One of the points he emphasized during his talk and illustrated with some data from our Strategic Transactions Database is the idea that products that have cleared clincal proof-of-concept, i.e. the Phase II hurdle, are attacting the kind of deal dollars only seen previously for Phase III-stage products. The value of relatively scarce Phase III products these days is another thing altogether.
Taking a look at this phenomenon using upfront payments as a proxy for deal value, above, and you can see what we mean. So while those biotechs that excel at drug discovery can in fact sustain themselves by selling IND-stage candidates, which we pointed out last week, others can play on the next valuation inflection point at proof-of-concept.

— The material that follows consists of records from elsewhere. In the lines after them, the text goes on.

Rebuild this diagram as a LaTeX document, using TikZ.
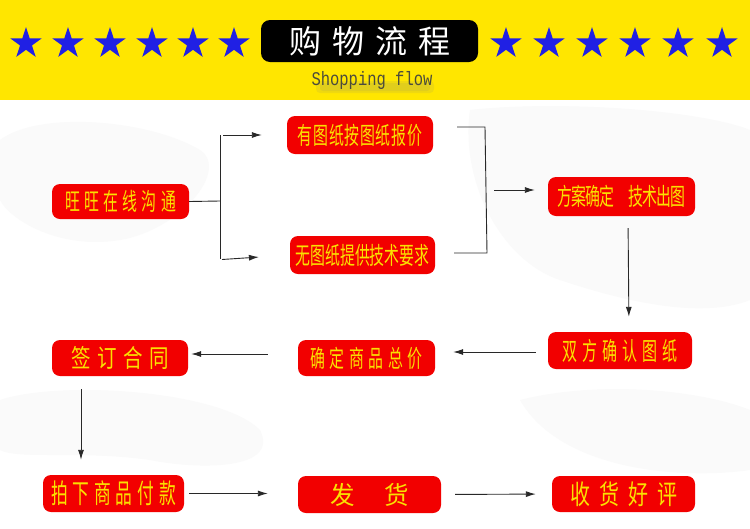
\documentclass[tikz,border=0pt]{standalone}
\usepackage{fontspec}
\usetikzlibrary{shapes.geometric,arrows.meta}
\newfontfamily\cjk{Noto Sans CJK SC}
\newfontfamily\monofam{Liberation Mono}
\definecolor{bandyellow}{RGB}{255,230,0}
\definecolor{txtyellow}{RGB}{250,225,0}
\definecolor{boxred}{RGB}{242,0,0}
\definecolor{starblue}{RGB}{32,32,228}
\definecolor{linegray}{RGB}{40,40,40}
\definecolor{subgray}{RGB}{75,75,60}
\definecolor{patch}{RGB}{250,250,250}
\newlength\cjpitch
\def\cjloop#1{\ifx#1\relax\else\makebox[\cjpitch]{\scalebox{\cjsx}[1]{#1}}\expandafter\cjloop\fi}
\newcommand\cjt[4]{\cjk\fontsize{#1}{#1}\selectfont\def\cjsx{#2}\setlength\cjpitch{#3pt}\cjloop#4\relax}
\tikzset{
  redbox/.style={fill=boxred, rounded corners=8pt, inner sep=0pt, text=txtyellow, anchor=center},
  bstar/.style={star, star points=5, star point ratio=2.618, fill=starblue, inner sep=0pt, minimum size=33pt},
  plainline/.style={draw=linegray, line width=0.9pt},
  arr/.style={plainline, -{Latex[length=10pt,width=6pt]}}
}
\begin{document}
\begin{tikzpicture}[x=1pt,y=-1pt]
\useasboundingbox (0,0) rectangle (750,528);
\fill[white] (0,0) rectangle (750,528);
% faint background patches
\fill[patch] (0,140) .. controls (40,110) and (150,120) .. (200,150) .. controls (230,170) and (180,230) .. (120,240) .. controls (60,250) and (10,220) .. (0,200) -- cycle;
\fill[patch] (470,110) .. controls (560,100) and (700,110) .. (750,130) -- (750,300) .. controls (700,320) and (620,300) .. (560,280) .. controls (500,260) and (460,180) .. (470,110) -- cycle;
\fill[patch] (0,400) .. controls (60,380) and (220,390) .. (260,430) .. controls (280,470) and (200,470) .. (150,460) .. controls (80,450) and (20,460) .. (0,450) -- cycle;
\fill[patch] (520,400) .. controls (600,380) and (700,390) .. (750,410) -- (750,470) .. controls (680,480) and (560,470) .. (520,400) -- cycle;
\fill[bandyellow] (0,0) rectangle (750,100);
% stars
\foreach \i/\x in {1/26,2/68,3/110,4/152,5/193,6/234,7/506,8/549,9/592,10/635,11/678,12/722}
  \node[bstar] (s\i) at (\x,43.5) {};
% title
\node[fill=black, rounded corners=9pt, inner sep=0pt, minimum width=217pt, minimum height=42pt, text=white] (title) at (369.5,41) {\cjt{32}{1}{43}{购物流程}};
\fill[gray, opacity=0.12, rounded corners=4pt] (316,81) rectangle (434,93);
\fill[gray, opacity=0.12, rounded corners=3pt] (320,83) rectangle (430,91);
\node[text=subgray, inner sep=0pt] (sub) at (372,80) {\scalebox{1}[1.25]{\monofam\fontsize{15.5}{15.5}\selectfont Shopping flow}};
% boxes
\node[redbox, minimum width=137pt, minimum height=35pt] (wang) at (120.5,201.5) {\cjt{24}{0.62}{19.2}{旺旺在线沟通}};
\node[redbox, minimum width=146pt, minimum height=38pt] (have) at (360,135) {\cjt{24}{0.62}{15.6}{有图纸按图纸报价}};
\node[redbox, minimum width=145pt, minimum height=38pt] (none) at (362.5,255) {\cjt{24}{0.62}{14.9}{无图纸提供技术要求}};
\node[redbox, minimum width=147pt, minimum height=39pt] (plan) at (621.5,196.5) {\cjt{24}{0.62}{14.1}{方案确定~技术出图}};
\node[redbox, minimum width=144pt, minimum height=37pt] (both) at (620,350.5) {\cjt{25}{0.6}{20}{双方确认图纸}};
\node[redbox, minimum width=136pt, minimum height=36pt] (sign) at (120,358) {\cjt{25}{0.78}{26}{签订合同}};
\node[redbox, minimum width=137pt, minimum height=36pt] (price) at (366.5,358) {\cjt{24}{0.62}{19.4}{确定商品总价}};
\node[redbox, minimum width=141pt, minimum height=37pt] (pay) at (113.5,493.5) {\cjt{27}{0.62}{21.6}{拍下商品付款}};
\node[redbox, minimum width=143pt, minimum height=37pt] (ship) at (369.5,494.5) {\cjt{25}{0.98}{54}{发货}};
\node[redbox, minimum width=143pt, minimum height=36pt] (recv) at (623.5,494) {\cjt{27}{0.74}{29}{收货好评}};
% coordinates
\coordinate (j1) at (220,201);
\coordinate (jt) at (220,135);
\coordinate (jb) at (220,259);
\coordinate (a1) at (223,135);
\coordinate (a2) at (222,259.5);
\coordinate (r2) at (485,127);
\coordinate (r3) at (487,253);
\coordinate (m1) at (494,190);
% connectors
\draw[plainline] (wang.east) -- (j1);
\draw[plainline] (jt) -- (jb);
\draw[arr, shorten >=25pt] (a1) -- (have.west);
\draw[arr, shorten >=31pt] (a2) -- (none.west);
\draw[plainline, shorten <=24pt, shorten >=19pt] ([yshift=8pt]have.east) -- (r2) -- (r3) -- ([yshift=2pt]none.east);
\draw[arr, shorten >=13pt] (m1) -- (m1 -| plan.west);
\draw[arr, shorten <=12pt, shorten >=15pt] ([xshift=6.5pt]plan.south) -- ([xshift=9pt]both.north);
\draw[arr, shorten <=12pt, shorten >=18pt] ([yshift=-1.5pt]both.west) -- ([yshift=-1.5pt]both.west -| price.east);
\draw[arr, shorten <=30pt, shorten >=3pt] ([yshift=4pt]price.west) -- ([yshift=4pt]price.west -| sign.east);
\draw[arr, shorten <=13pt, shorten >=15pt] ([xshift=-39pt]sign.south) -- ([xshift=-39pt]sign.south |- pay.north);
\draw[arr, shorten <=5pt, shorten >=30pt] (pay.east) -- (pay.east -| ship.west);
\draw[arr, shorten <=14pt, shorten >=16pt] (ship.east) -- (recv.west);
\end{tikzpicture}
\end{document}
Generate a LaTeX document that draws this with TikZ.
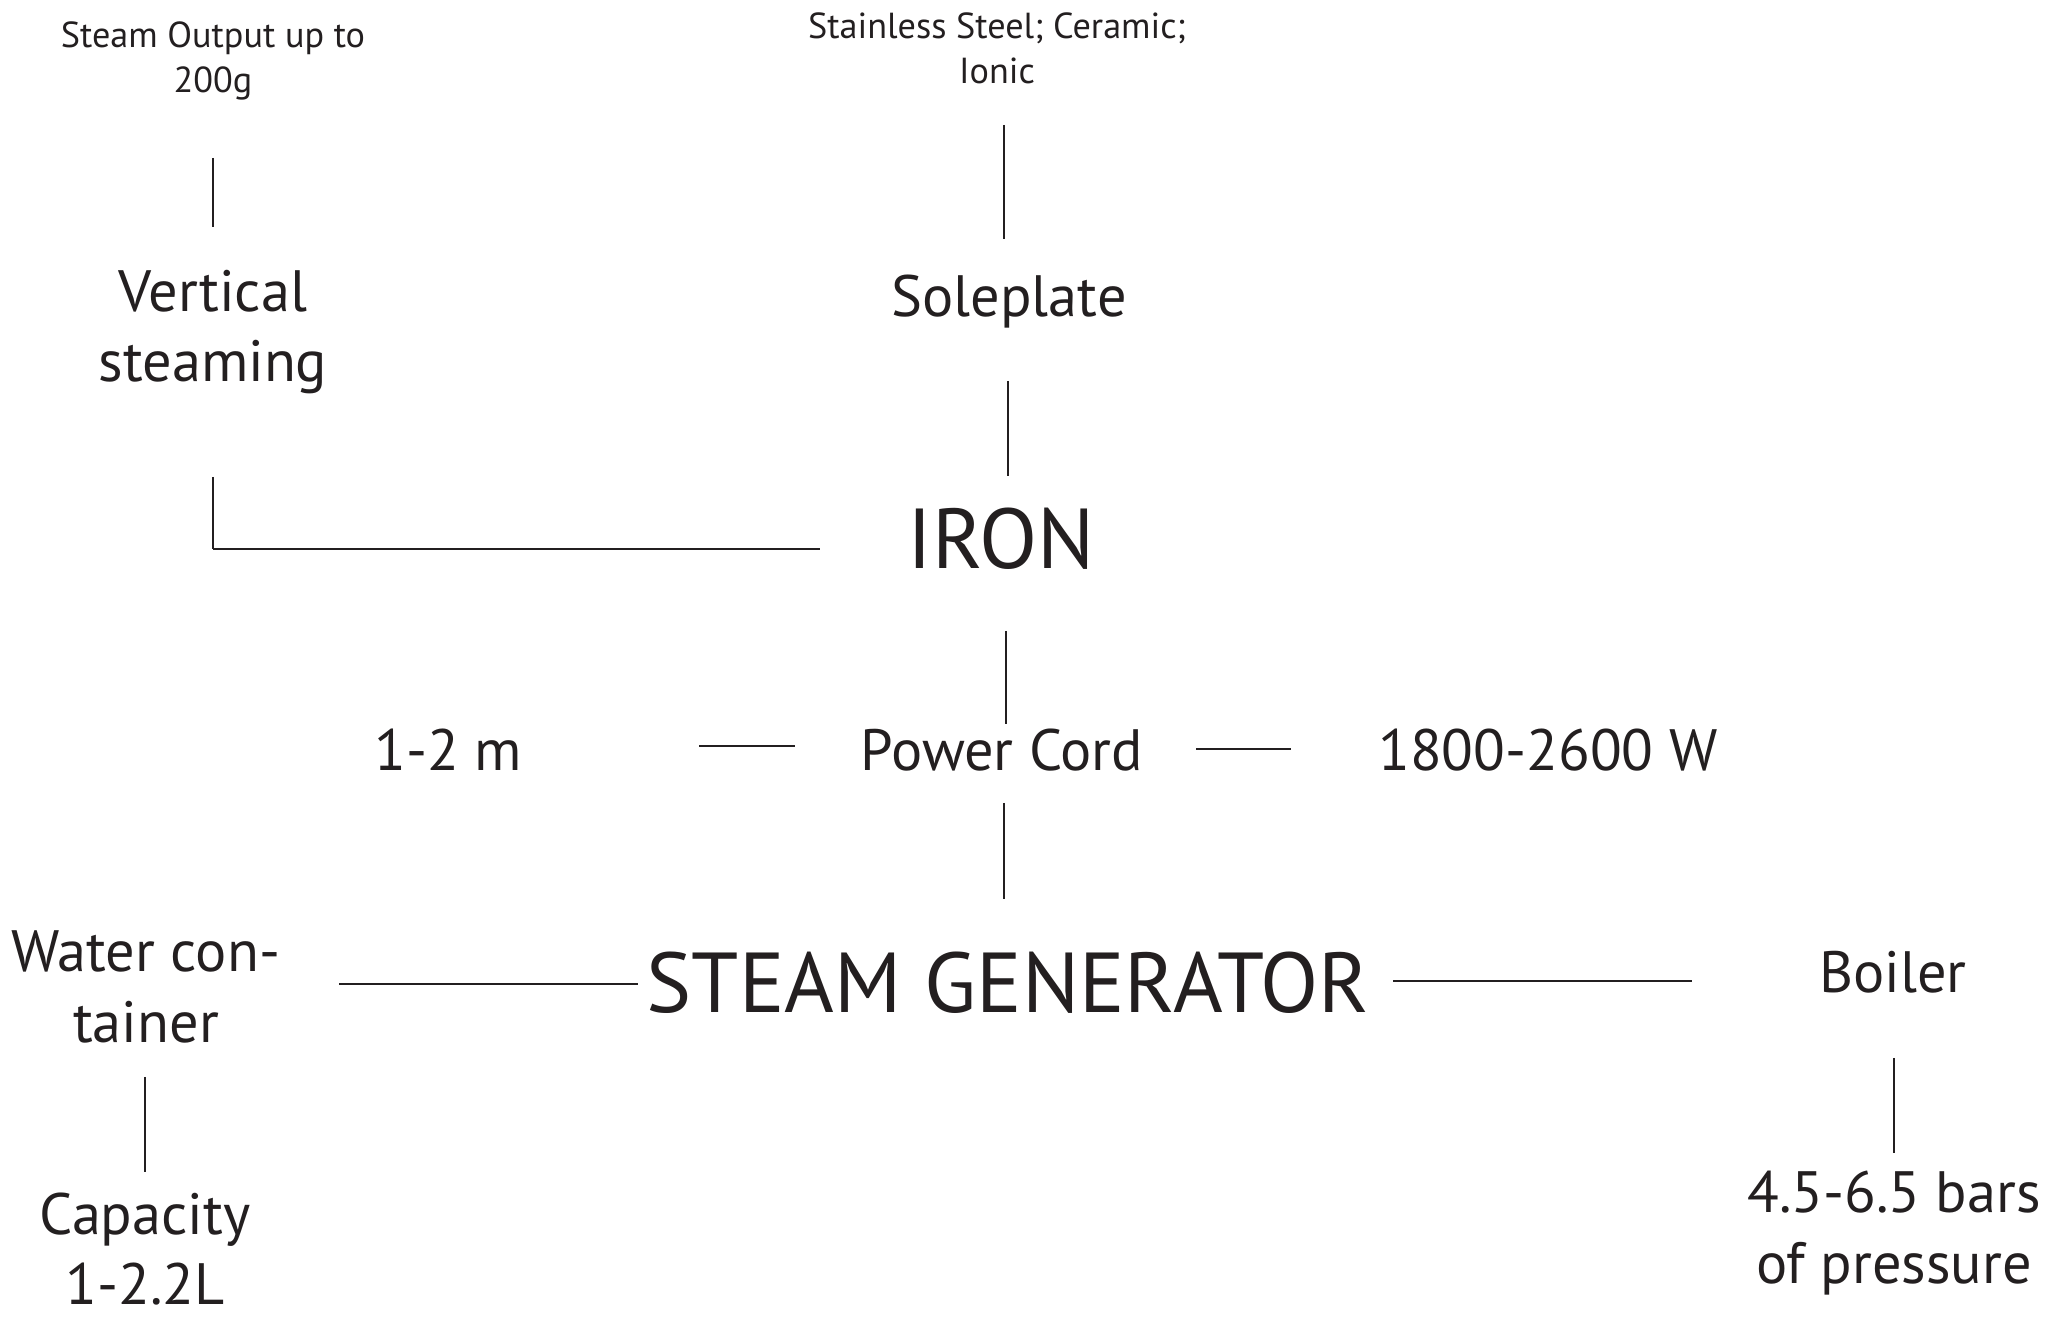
\documentclass[tikz,border=0pt]{standalone}
\usepackage{fontspec}
\setmainfont{PT Sans}
\usepackage{xcolor}
\usepackage{tikz}
\definecolor{ink}{RGB}{35,31,32}

\begin{document}
\begin{tikzpicture}[
    every node/.style={text=ink,inner sep=0pt,align=center},
    small/.style={font=\fontsize{10.3}{12.8}\selectfont},
    mid/.style={font=\fontsize{16.6}{20}\selectfont},
    big/.style={font=\fontsize{24.2}{30}\selectfont},
    link/.style={draw=ink,line width=0.35pt},
    hlink/.style={draw=ink,line width=0.6pt}
]
\useasboundingbox (0,0) rectangle (20.6,13.19);
\node[small] (output) at (2.13,12.58) {Steam Output up to\\200g};
\node[mid] (vertical) at (2.13,9.87) {Vertical\\steaming};
\node[small] (steel) at (9.97,12.71) {Stainless Steel; Ceramic;\\Ionic};
\node[mid] (sole) at (10.09,10.17) {Soleplate};
\node[big] (iron) at (10.01,7.80) {IRON};
\node[mid] (cord) at (10.02,5.69) {Power Cord};
\node[mid] (length) at (4.48,5.69) {1-2 m};
\node[mid] (watts) at (15.48,5.69) {1800-2600 W};
\node[big] (gen) at (10.08,3.36) {STEAM GENERATOR};
\node[mid] (water) at (1.46,3.32) {Water con-\\tainer};
\node[mid] (capacity) at (1.45,0.70) {Capacity\\1-2.2L};
\node[mid] (boiler) at (18.93,3.47) {Boiler};
\node[mid] (pressure) at (18.94,0.86) {4.5-6.5 bars\\of pressure};
\draw[link] (output |- 0,11.61) -- (output |- 0,10.92);
\draw[link] (vertical |- 0,8.42) -- (vertical |- 0,7.70);
\draw[hlink] (vertical |- 0,7.70) -- (8.20,7.70);
\draw[link] (10.04,11.94) -- (10.04,10.80);
\draw[link] (10.08,9.38) -- (10.08,8.43);
\draw[link] (10.06,6.88) -- (10.06,5.95);
\draw[hlink] (6.99,5.73) -- (7.95,5.73);
\draw[hlink] (11.96,5.70) -- (12.91,5.70);
\draw[link] (10.04,5.16) -- (10.04,4.20);
\draw[hlink] (3.39,3.35) -- (6.38,3.35);
\draw[hlink] (13.93,3.38) -- (16.92,3.38);
\draw[link] (capacity |- 0,2.42) -- (capacity |- 0,1.47);
\draw[link] (pressure |- 0,2.61) -- (pressure |- 0,1.66);
\end{tikzpicture}
\end{document}
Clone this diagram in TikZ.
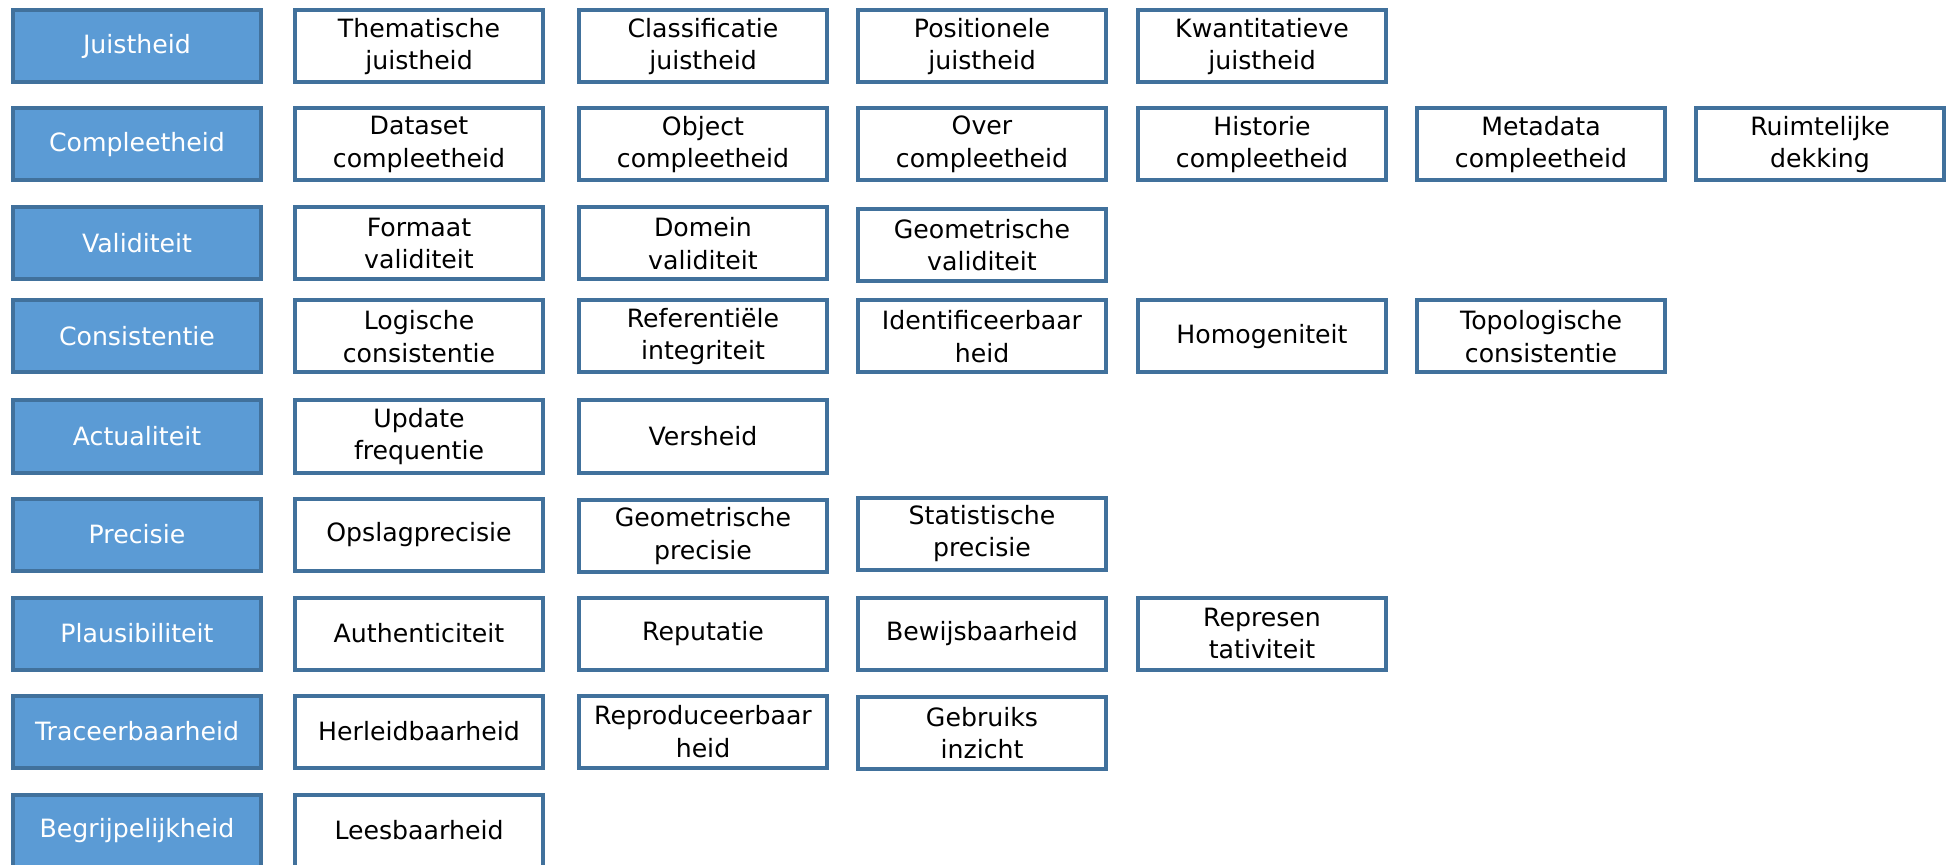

Are Phase II deals a remotely new feature of the biopharma dealmaking landscape? Of course not. But the volume of deals for Phase II products has shot up in the past few years, and upfront payments are simply booming. A few recent examples include Novartis and Antisoma's deal around the oncology product AS1404 ($75mm up front), Bayer and Regeneron's deal on ex-US rights to Regeneron's VEGF-trap product in ophthalmology ($75mm u/f), and going back to last summer, Johnson & Johnson's ex-North America, ex-Japan deal for Vertex's hepatitis C protease inhibitor ($165mm u/f). Follow the links to a more detailed analysis of each deal.
Various pharma execs have chalked the rise in Phase II prices up to their own companies' inability to reliably and predicably get products through proof-of-concept themselves. This is excellent news for clinical-stage biotechs. A few, like CNS-focused Synosia, have set themselves up as proof-of-concept specialists, in-licensing compounds in preclinical or IND or even Phase I, shepherding them through a human efficacy trial, and licensing them on for a significant profit.